The 10 best things to do in February.
Billy Elliot: The Musical
What could possibly improve upon the original film version of Billy Elliot, you say? Maybe nothing could. But add heart-stopping choreography and about 16 original songs by Sir Elton John, and you’ve got a good start. This Broadway super-hit swept the Tony Awards and became an instant classic; this month, the touring show finally arrives in Pittsburgh, thanks to PNC Broadway Across America. Taking place during a coal-miner’s strike in rural England, Billy Elliot tells the story of a young boy in a blue collar family who just wants to dance ballet.
(Benedum Center, 719 Liberty Ave., downtown; times & tickets: 412/456-6666, trustarts.culturaldistrict.org)
Ohio has Buckeye Chuck, and Georgia has General Beauregard Lee—but there’s only one Punxsutawney Phil. Every year, people the world over wonder: Will Phil see his shadow? Pittsburghers always promise themselves to drive to “Punxsy” and watch the famous groundhog prognosticate. After all, it’s not a long drive, and locals celebrate with food, music, and polka dancing. In the dead of Pennsylvania winter, you won’t find a livelier celebration, whether or not Phil predicts an early spring.
(Barclay Square, Punxsutawney; 3am; groundhog.org)

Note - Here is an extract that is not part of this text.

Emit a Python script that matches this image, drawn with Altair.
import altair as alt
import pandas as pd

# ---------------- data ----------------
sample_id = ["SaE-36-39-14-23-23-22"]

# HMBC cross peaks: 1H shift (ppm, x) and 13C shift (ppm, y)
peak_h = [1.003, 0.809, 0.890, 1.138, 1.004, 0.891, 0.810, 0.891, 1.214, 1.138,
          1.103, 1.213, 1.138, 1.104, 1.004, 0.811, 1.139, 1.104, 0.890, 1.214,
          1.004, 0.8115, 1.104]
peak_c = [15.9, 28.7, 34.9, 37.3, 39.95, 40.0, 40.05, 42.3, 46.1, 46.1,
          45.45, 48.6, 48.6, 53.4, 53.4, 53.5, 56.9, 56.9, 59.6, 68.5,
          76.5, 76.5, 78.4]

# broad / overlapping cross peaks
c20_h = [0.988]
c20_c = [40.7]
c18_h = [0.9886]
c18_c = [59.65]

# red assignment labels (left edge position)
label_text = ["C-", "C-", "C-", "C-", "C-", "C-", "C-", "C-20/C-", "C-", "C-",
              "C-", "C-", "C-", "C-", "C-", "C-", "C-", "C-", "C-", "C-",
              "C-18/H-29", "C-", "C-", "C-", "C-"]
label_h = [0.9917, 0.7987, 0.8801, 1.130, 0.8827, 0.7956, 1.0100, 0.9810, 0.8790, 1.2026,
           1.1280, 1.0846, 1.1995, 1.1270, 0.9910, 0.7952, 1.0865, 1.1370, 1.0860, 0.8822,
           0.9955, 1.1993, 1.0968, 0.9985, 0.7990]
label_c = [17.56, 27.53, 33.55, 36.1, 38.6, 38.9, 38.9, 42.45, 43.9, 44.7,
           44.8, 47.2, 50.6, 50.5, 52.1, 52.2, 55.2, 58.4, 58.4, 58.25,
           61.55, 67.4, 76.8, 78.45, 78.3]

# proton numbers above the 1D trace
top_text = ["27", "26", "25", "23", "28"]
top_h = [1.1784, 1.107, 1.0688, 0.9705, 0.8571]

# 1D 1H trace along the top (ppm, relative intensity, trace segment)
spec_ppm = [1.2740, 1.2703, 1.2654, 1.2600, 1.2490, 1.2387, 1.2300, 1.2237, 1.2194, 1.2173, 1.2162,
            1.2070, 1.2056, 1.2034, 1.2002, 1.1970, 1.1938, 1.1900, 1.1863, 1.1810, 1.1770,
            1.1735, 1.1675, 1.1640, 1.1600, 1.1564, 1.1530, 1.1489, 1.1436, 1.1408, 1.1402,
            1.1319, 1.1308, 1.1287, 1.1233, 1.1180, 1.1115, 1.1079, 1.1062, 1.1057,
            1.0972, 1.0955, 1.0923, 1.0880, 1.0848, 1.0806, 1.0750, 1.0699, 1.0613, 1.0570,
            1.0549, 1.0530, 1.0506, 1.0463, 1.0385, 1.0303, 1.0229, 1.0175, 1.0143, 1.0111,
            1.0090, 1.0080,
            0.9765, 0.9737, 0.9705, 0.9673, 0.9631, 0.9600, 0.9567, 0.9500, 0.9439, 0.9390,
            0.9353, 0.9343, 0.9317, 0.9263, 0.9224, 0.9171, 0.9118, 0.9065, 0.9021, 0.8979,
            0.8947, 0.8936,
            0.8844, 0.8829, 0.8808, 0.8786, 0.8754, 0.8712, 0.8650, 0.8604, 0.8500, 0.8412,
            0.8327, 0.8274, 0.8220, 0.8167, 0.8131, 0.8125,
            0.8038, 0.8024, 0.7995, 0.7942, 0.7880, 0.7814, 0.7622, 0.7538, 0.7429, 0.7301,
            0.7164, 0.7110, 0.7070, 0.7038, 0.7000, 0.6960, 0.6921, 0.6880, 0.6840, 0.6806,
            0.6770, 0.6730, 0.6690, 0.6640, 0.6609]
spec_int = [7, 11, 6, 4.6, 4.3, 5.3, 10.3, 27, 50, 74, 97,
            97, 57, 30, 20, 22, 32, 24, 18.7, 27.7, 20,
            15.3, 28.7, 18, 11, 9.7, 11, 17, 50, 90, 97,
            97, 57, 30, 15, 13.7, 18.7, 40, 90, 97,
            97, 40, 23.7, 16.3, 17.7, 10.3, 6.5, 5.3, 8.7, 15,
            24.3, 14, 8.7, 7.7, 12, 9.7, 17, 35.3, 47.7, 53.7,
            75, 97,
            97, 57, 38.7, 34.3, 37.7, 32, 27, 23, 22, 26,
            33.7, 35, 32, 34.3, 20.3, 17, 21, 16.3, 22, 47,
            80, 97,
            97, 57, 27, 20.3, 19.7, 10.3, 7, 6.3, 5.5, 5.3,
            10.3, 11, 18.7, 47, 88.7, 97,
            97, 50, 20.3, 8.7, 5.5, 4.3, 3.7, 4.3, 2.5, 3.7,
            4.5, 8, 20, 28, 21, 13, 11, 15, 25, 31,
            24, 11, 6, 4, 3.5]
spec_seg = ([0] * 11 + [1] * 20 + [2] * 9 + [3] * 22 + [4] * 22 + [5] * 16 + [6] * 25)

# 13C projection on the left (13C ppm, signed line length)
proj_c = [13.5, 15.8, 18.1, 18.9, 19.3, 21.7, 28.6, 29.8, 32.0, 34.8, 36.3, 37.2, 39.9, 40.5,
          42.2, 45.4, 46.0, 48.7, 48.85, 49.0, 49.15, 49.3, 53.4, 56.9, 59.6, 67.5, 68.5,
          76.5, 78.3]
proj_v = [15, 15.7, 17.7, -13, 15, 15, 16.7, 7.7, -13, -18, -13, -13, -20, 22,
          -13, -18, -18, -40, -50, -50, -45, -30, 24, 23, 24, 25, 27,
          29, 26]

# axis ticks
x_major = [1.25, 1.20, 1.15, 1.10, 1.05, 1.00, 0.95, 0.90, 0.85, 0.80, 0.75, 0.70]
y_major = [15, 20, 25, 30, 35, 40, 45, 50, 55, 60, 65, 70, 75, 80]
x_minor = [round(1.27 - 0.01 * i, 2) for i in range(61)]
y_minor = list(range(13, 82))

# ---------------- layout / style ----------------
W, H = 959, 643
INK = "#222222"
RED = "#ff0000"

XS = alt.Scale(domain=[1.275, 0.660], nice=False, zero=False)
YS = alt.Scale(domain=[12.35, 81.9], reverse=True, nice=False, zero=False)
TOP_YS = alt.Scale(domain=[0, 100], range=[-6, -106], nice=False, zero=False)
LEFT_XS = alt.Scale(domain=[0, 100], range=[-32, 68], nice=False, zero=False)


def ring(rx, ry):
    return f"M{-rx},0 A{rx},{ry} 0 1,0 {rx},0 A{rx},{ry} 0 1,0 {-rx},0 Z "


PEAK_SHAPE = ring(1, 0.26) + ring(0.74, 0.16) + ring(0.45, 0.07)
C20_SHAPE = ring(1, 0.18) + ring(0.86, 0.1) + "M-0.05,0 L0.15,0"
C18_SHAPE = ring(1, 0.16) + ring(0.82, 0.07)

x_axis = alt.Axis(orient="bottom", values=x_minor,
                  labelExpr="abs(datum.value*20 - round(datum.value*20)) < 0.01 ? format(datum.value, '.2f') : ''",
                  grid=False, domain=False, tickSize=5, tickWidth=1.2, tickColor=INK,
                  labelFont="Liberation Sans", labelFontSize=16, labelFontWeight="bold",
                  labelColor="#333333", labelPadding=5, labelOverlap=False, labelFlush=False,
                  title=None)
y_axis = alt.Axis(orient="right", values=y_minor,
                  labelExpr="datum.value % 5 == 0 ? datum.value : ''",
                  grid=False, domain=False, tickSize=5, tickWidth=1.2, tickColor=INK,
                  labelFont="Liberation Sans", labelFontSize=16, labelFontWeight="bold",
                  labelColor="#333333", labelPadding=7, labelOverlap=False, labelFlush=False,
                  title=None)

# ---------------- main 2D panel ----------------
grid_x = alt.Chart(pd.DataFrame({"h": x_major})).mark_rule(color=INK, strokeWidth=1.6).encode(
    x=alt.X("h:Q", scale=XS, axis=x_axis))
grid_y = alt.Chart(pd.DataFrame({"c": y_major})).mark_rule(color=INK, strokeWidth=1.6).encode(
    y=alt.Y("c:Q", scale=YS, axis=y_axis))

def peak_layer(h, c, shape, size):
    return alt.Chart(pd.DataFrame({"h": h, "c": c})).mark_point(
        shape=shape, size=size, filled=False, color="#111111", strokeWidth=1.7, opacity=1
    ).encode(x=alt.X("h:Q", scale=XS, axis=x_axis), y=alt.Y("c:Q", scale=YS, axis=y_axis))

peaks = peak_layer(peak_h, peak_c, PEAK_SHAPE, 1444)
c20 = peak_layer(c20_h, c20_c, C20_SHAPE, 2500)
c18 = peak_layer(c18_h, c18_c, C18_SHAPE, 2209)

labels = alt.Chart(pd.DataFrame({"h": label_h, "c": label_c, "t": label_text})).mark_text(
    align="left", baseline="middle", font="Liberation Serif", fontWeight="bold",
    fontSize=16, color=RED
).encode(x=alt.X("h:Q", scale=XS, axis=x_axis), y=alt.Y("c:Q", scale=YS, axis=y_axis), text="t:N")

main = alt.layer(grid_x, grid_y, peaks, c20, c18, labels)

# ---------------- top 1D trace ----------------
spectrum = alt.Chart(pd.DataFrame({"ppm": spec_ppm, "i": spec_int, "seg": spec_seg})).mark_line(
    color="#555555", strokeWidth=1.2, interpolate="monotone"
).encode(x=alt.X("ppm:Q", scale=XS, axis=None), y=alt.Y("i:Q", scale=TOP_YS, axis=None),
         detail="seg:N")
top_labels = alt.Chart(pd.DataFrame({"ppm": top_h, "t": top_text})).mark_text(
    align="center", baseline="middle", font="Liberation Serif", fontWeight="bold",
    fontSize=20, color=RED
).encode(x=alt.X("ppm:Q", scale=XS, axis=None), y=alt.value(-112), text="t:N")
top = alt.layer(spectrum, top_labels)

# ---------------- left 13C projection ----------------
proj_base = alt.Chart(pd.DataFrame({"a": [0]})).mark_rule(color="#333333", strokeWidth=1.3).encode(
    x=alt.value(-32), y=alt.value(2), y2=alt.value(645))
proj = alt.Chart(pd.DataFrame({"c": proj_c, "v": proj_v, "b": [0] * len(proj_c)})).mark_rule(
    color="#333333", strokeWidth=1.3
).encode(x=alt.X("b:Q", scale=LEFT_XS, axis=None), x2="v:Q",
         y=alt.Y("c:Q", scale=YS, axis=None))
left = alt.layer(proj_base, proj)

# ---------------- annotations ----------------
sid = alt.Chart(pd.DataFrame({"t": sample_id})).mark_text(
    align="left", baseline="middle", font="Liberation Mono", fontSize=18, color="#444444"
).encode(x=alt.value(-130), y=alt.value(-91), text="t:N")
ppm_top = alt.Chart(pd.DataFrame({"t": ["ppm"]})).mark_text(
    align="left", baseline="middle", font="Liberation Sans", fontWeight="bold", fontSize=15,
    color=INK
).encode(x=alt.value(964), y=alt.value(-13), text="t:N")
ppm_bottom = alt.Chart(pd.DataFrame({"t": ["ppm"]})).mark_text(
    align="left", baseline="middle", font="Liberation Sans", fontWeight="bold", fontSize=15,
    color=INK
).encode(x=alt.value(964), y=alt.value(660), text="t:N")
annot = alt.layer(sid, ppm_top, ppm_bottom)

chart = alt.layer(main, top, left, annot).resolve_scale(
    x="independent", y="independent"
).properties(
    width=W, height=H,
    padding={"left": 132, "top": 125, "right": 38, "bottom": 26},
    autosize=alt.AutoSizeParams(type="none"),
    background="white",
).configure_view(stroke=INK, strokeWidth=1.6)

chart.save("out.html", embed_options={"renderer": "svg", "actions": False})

Arabic is not an easy language. It reads right to left, each letter can be written in many different ways, and some of the pronunciation sounds pretty weird — at first. But Arabic is also one of the world’s most beloved languages, spoken and studied by more than one billion people. The Arabic Language Class teaches students how to read and write Arabic, with insight into the Quran, the book that gave birth to Islam. Designed for serious adult learners, the Arabic Language Class is a rare chance for ordinary folks to learn this essential Middle-Eastern language.

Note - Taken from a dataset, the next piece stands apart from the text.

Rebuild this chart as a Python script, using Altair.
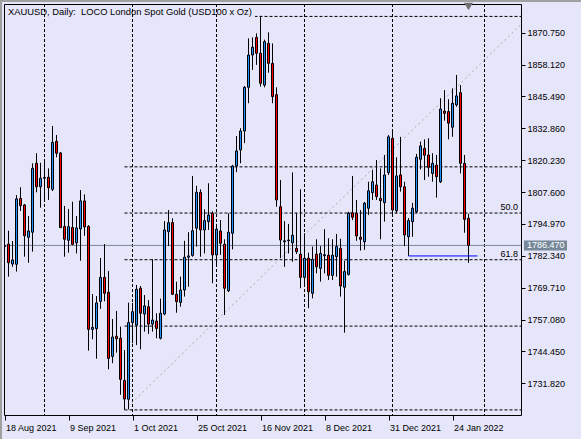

(Islamic Center of Pittsburgh, 4100 Bigelow Blvd., Oakland; 11:30 a.m.; 412/682-5555, icp-pgh.org)
If you’ve ever laid tile, you know what a pain grout can be. Sticky, tricky and hard to apply, grout gives you one chance to get it right, and then you’re stuck with the result. But what if you fired up some glass powder instead? In this innovative class, students learn about kiln-formed mosaics, decorative tiles fused together with melted glass. For people who have always wanted to dabble in glass, this two-hour workshop is a great introduction to the form. Better yet, you can walk away with a durable new decoration.

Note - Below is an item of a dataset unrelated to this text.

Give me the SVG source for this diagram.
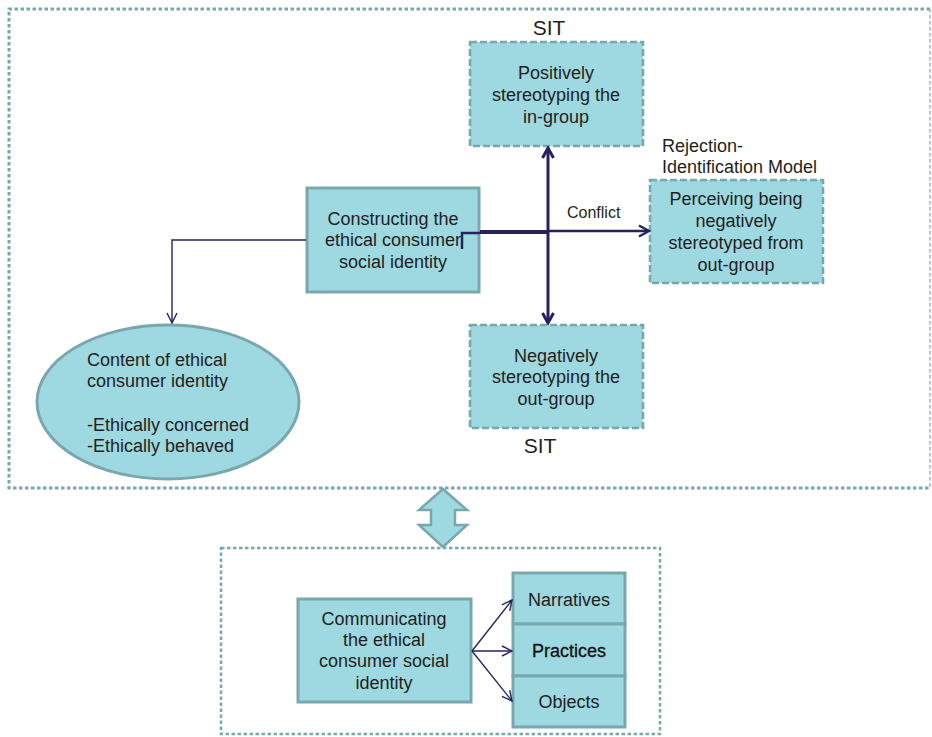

(Pittsburgh Glass Center, 5472 Penn Ave., Garfield; 3-5pm; $75; 412/365-2145, pittsburghglasscenter.org)
It sounds like a cute idea: On the eve of Valentine’s Day a few hundred runners race along five kilometers of frigid roadway. But the Cupid’s Chase 5K is more than just a midwinter trot: The race takes place in 25 cities across the country, and proceeds benefit people with disabilities, thanks to Community Options, Inc. The event draws regular racers, who compete for ever shorter times. But the three-miler is also perfect for amateurs and newbies who want to show Old Man Winter who’s boss.
(North Park Boat House, 1801 Brownsville Road; 10am; $50; facebook.com/cupidschase)
What would the ’90s have been like without “MMMBop”? And what ever happened to those adorable, longhaired blondes from Tulsa, Okla.? These days, the Hanson brothers are a little older, a little wiser and a lot more charitable — recent concerts have benefited AIDS prevention in Africa, among other thoughtful causes. And whatever you might think about the bluesy pop of “Thinkin’ ‘Bout Somethin’,” these boys can sing. If you’re on the fence about seeing the recently reunited band, consider this: The Carnegie Music Hall is one of Pittsburgh’s most breathtaking music venues.
(510 E. 10th Ave., Munhall; 7:30pm; $32-37; 412/368-5225, druskyentertainment.com)
On paper, they’re just big trucks with gigantic tractor-tire wheels, and they drive around dirt piles and crush old cars. But a monster truck rally must be seen to be believed. The roar of the engines, the odor of exhaust and the shriek of crushed junkers — there’s nothing quite like it. Showcasing some of the most famous monster trucks in the biz, such as Grave Digger and Maximum Destruction, Monster Jam brings new meaning to the phrase “chaos on wheels.”
(CONSOL Energy Center, 1001 Fifth Ave., uptown; times & tickets: 800/745-3000, monsterjam.com)
In the past, you could depend on Cirque Dreams for acrobats, clowns, people balancing on dangerous-looking objects and amazing lighting effects. But after six different productions, from Jungle Fantasy to Holidaze, Cirque Dreams has dreamt up the ultimate crowd pleaser: Cirque Dreams: Pop Goes the Rock, which incorporates the usual stunts and hijinks — but adds a soundtrack of favorite chart-toppers. Call it avant-garde easy-listening. Like a European-style circus mixed with a jukebox musical, Pop Goes the Rock will have you rocking out from the first beat.
(Heinz Hall, 600 Penn Ave., downtown; times & tickets: trustarts.culturaldistrict.org)
Monroeville Home Show
Home improvement doesn’t start in the spring — it starts months earlier, when savvy D.I.Y. types start drawing up plans and budgets. Where will you plant that new flowerbed? Should you go for the enclosed deck or the open-air? To kick-start your creative process, check out the Monroeville Home Show, a four-day extravaganza of displays, free samples and how-to seminars. Discover the latest tools and trends in contemporary gardening and remodeling—and get that sledgehammer ready.
(Monroeville Convention Center, 209 Mall Blvd., Monroeville; times & tickets: homeandflower.com/pittsburgh)
Playing for Change
In 2004, Mark Johnson and Enzo Buono decided to travel the world and record musicians playing popular songs. The resulting videos and recordings are globe-spanning collaborations by different artists, from street strummers to professional performers. Today, the Playing for Change Foundation has created several music schools in developing nations and hosts concerts to benefit this peace-loving nonprofit. As part of the Cohen & Grigsby Trust Presents Series, the one-night Playing for Change concert showcases talented musicians from around the world. For a taste of the Playing for Change oeuvre, check out their “Stand by Me” video on YouTube. You might want to keep some tissues handy.